The escalating military confrontation in the Middle East, marked by Iran's ballistic missile strike on Tel Aviv in early March 2026, poses a dire threat to the Philippine economy, according to labor sector analysis. General Alliance of Workers Association (Gawa) Secretary General Wennie Sancho has issued a stark warning about the potential cascading effects of the Iran-US-Israel war on the nation's financial stability.
Oil Price Surge and Inflationary Pressures
As a net oil importer, the Philippines is highly vulnerable to spikes in global crude prices triggered by regional hostilities. Sancho emphasized that rising fuel costs would directly translate into increased transportation fares and elevated electricity rates for consumers and businesses alike. This inflationary spiral could push inflation close to four percent, severely impacting consumer spending patterns and discouraging business investments across various sectors.

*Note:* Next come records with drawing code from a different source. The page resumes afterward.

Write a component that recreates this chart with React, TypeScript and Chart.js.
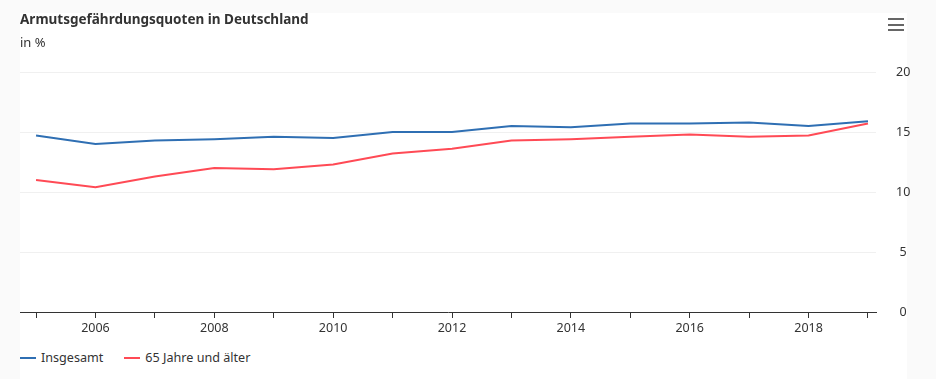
import React, { useEffect, useRef } from "react";
import { Chart, registerables } from "chart.js";

Chart.register(...registerables);

const years = [2005, 2006, 2007, 2008, 2009, 2010, 2011, 2012, 2013, 2014, 2015, 2016, 2017, 2018, 2019];
const insgesamt = [14.7, 14.0, 14.3, 14.4, 14.6, 14.5, 15.0, 15.0, 15.5, 15.4, 15.7, 15.7, 15.8, 15.5, 15.9];
const ab65 = [11.0, 10.4, 11.3, 12.0, 11.9, 12.3, 13.2, 13.6, 14.3, 14.4, 14.6, 14.8, 14.6, 14.7, 15.7];
const yTickValues = [0, 5, 10, 15, 20];
const seriesNames = ["Insgesamt", "65 Jahre und älter"];
const titleText = "Armutsgefährdungsquoten in Deutschland";
const subtitleText = "in %";

const BLUE = "#2f6fb3";
const RED = "#ff4a55";
const TEXT = "#333333";
const FONT = "'Noto Sans', 'Open Sans', sans-serif";

export default function App() {
  const ref = useRef<HTMLCanvasElement>(null);

  useEffect(() => {
    const canvas = ref.current;
    if (!canvas) return;
    const chart = new Chart(canvas, {
      type: "line",
      data: {
        datasets: [
          {
            label: seriesNames[0],
            data: years.map((y, i) => ({ x: y, y: insgesamt[i] })),
            borderColor: BLUE,
            backgroundColor: BLUE,
            borderWidth: 2,
            pointRadius: 0,
            tension: 0,
          },
          {
            label: seriesNames[1],
            data: years.map((y, i) => ({ x: y, y: ab65[i] })),
            borderColor: RED,
            backgroundColor: RED,
            borderWidth: 2,
            pointRadius: 0,
            tension: 0,
          },
        ],
      },
      options: {
        responsive: false,
        animation: false,
        devicePixelRatio: 1,
        layout: { padding: { left: 20, top: 72, right: 0, bottom: 0 } },
        plugins: {
          legend: { display: false },
          tooltip: { enabled: false },
        },
        scales: {
          x: {
            type: "linear",
            min: 2004.73,
            max: 2019.135,
            afterBuildTicks: (s: any) => {
              s.ticks = years.map((v) => ({ value: v }));
            },
            afterFit: (s: any) => {
              s.height = 30;
            },
            ticks: {
              autoSkip: false,
              maxRotation: 0,
              padding: 3,
              color: TEXT,
              font: { family: FONT, size: 12.5 },
              callback: (v: any) => (Number(v) % 2 === 0 ? String(v) : ""),
            },
            grid: {
              drawOnChartArea: false,
              drawTicks: true,
              tickLength: 6,
              color: TEXT,
            },
            border: { display: true, color: TEXT, width: 1 },
          },
          y: {
            position: "right",
            min: 0,
            max: 20,
            afterBuildTicks: (s: any) => {
              s.ticks = yTickValues.map((v) => ({ value: v }));
            },
            afterFit: (s: any) => {
              s.width = 60;
            },
            ticks: {
              crossAlign: "center",
              padding: 20,
              color: TEXT,
              font: { family: FONT, size: 12.5 },
            },
            grid: {
              color: (ctx: any) => (ctx.tick && ctx.tick.value === 0 ? "rgba(0,0,0,0)" : "#f0f0f0"),
              drawTicks: false,
              lineWidth: 1,
            },
            border: { display: false },
          },
        },
      },
    } as any);
    return () => chart.destroy();
  }, []);

  const bar = (top: number) => (
    <div style={{ position: "absolute", left: 888, top, width: 16, height: 2, background: "#666" }} />
  );

  return (
    <div style={{ position: "fixed", left: 0, top: 0, width: 936, height: 379, background: "#fafafa", overflow: "hidden" }}>
      <div style={{ position: "absolute", left: 20, top: 13, width: 887, height: 366, background: "#fff" }} />
      <canvas ref={ref} width={936} height={342} style={{ position: "absolute", left: 0, top: 0, width: 936, height: 342, display: "block" }} />
      <div style={{ position: "absolute", left: 20, top: 9, fontFamily: FONT, fontWeight: 700, fontSize: 13.5, color: TEXT, whiteSpace: "nowrap", lineHeight: "20px" }}>
        {titleText}
      </div>
      <div style={{ position: "absolute", left: 20, top: 33, fontFamily: FONT, fontSize: 13, color: TEXT, whiteSpace: "nowrap", lineHeight: "18px" }}>
        {subtitleText}
      </div>
      {bar(18)}
      {bar(24)}
      {bar(29)}
      <div style={{ position: "absolute", left: 20, top: 348, display: "flex", alignItems: "center", fontFamily: FONT, fontSize: 12.6, color: TEXT, whiteSpace: "nowrap", lineHeight: "20px" }}>
        <span style={{ display: "inline-block", width: 16, height: 2, background: BLUE, marginRight: 5 }} />
        <span>{seriesNames[0]}</span>
        <span style={{ display: "inline-block", width: 16, height: 2, background: RED, marginLeft: 21, marginRight: 5 }} />
        <span>{seriesNames[1]}</span>
      </div>
    </div>
  );
}
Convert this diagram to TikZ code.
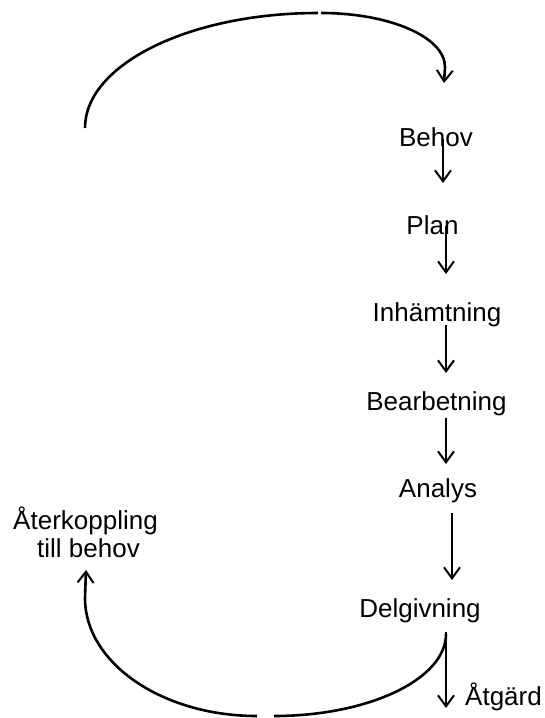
\documentclass[tikz,border=0pt]{standalone}
\usepackage{fontspec}
\setmainfont{Liberation Sans}
\usetikzlibrary{arrows.meta}
\tikzset{
  lbl/.style={font=\fontsize{26}{29}\selectfont, inner sep=0pt, anchor=base},
  curve/.style={line width=2.6pt, line cap=butt},
  arr/.style={line width=2pt, -{Straight Barb[length=11pt,width=16pt,line width=2pt]}},
}
\begin{document}
\begin{tikzpicture}[x=1pt,y=-1pt]
\useasboundingbox (0,0) rectangle (544,718);
% labels
\node[lbl] (behov) at (436,146) {Behov};
\node[lbl] (plan) at (432.5,234) {Plan};
\node[lbl] (inh) at (437,321) {Inhämtning};
\node[lbl] (bearb) at (436.5,410) {Bearbetning};
\node[lbl] (analys) at (438,497) {Analys};
\node[lbl] (delg) at (420,617) {Delgivning};
\node[lbl, anchor=base west] (atg) at (465,705) {Åtgärd};
\node[lbl] (fb1) at (85.5,529) {Återkoppling};
\node[lbl] (fb2) at (88.5,557) {till behov};
% coordinates
\coordinate (tl1) at (85,128);
\coordinate (tl2) at (318,13);
\coordinate (tr1) at (321,13);
\coordinate (tr2) at (445,67);
\coordinate (trtip) at (444,83);
\coordinate (a1s) at (443,139); \coordinate (a1e) at (443,183);
\coordinate (a2s) at (446,226); \coordinate (a2e) at (446,274);
\coordinate (a3s) at (446,325); \coordinate (a3e) at (446,373);
\coordinate (a4s) at (446,418); \coordinate (a4e) at (446,464);
\coordinate (a5s) at (452,513); \coordinate (a5e) at (452,580);
\coordinate (a6s) at (446,632); \coordinate (a6e) at (446,708);
\coordinate (br1) at (446,634);
\coordinate (br2) at (274,716);
\coordinate (bl1) at (257,716);
\coordinate (bl2) at (85,598);
\coordinate (bltip) at (86,570);
% top arc
\draw[curve] (tl1) .. controls (85,64.5) and (189.4,13) .. (tl2);
\draw[curve, -{Straight Barb[length=11pt,width=16pt,line width=2pt]}] (tr1) .. controls (389.5,13) and (445,37) .. (tr2) -- (trtip);
% chain arrows
\draw[arr] (a1s) -- (a1e);
\draw[arr] (a2s) -- (a2e);
\draw[arr] (a3s) -- (a3e);
\draw[arr] (a4s) -- (a4e);
\draw[arr] (a5s) -- (a5e);
\draw[arr] (a6s) -- (a6e);
% bottom arc
\draw[curve] (br1) .. controls (446,679) and (369,716) .. (br2);
\draw[curve, -{Straight Barb[length=11pt,width=16pt,line width=2pt]}] (bl1) .. controls (162,716) and (85,663) .. (bl2) -- (bltip);
\end{tikzpicture}
\end{document}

Foreign Debt and Economic Vulnerability
The situation is further complicated by the country's substantial foreign debt burden, which is projected to reach P5.78 trillion by the end of 2026. Currently standing at approximately 60.1 percent of Gross Domestic Product (GDP), this high debt level leaves the economy exposed to external shocks. Sancho noted that pervasive corruption eroding confidence in government institutions only adds to this vulnerability, making effective policy responses more challenging.
OFW Remittances at Risk
A critical concern is the potential disruption to overseas Filipino worker (OFW) remittances from the Middle East, which reached a record $38.3 billion in 2024. Many OFWs in conflict zones may face employment disruptions or safety concerns, directly impacting household incomes that depend on these vital financial inflows. The loss of this economic lifeline could have devastating consequences for countless Filipino families.
Currency Weakness and Import Costs
Sancho also highlighted how a strengthening US dollar amid global uncertainty could weaken the Philippine peso, increasing import costs across the board. This currency depreciation would compound inflationary pressures, making essential goods and raw materials more expensive for both consumers and micro, small, and medium enterprises (MSMEs).
Broader Economic and Social Consequences
The labor leader outlined a troubling cascade of potential outcomes if the conflict persists. Short-term economic pains including higher inflation, a weaker peso, and general slowdown could evolve into more severe consequences like widespread job losses, full-blown recession, and social unrest. Sancho stressed that the government's policy direction and responsiveness will be crucial in navigating these complex challenges and mitigating their impact on the labor sector and broader population.
The intersection of external conflict and domestic economic weaknesses creates a perfect storm scenario that demands careful monitoring and proactive intervention to protect Philippine economic stability and social welfare.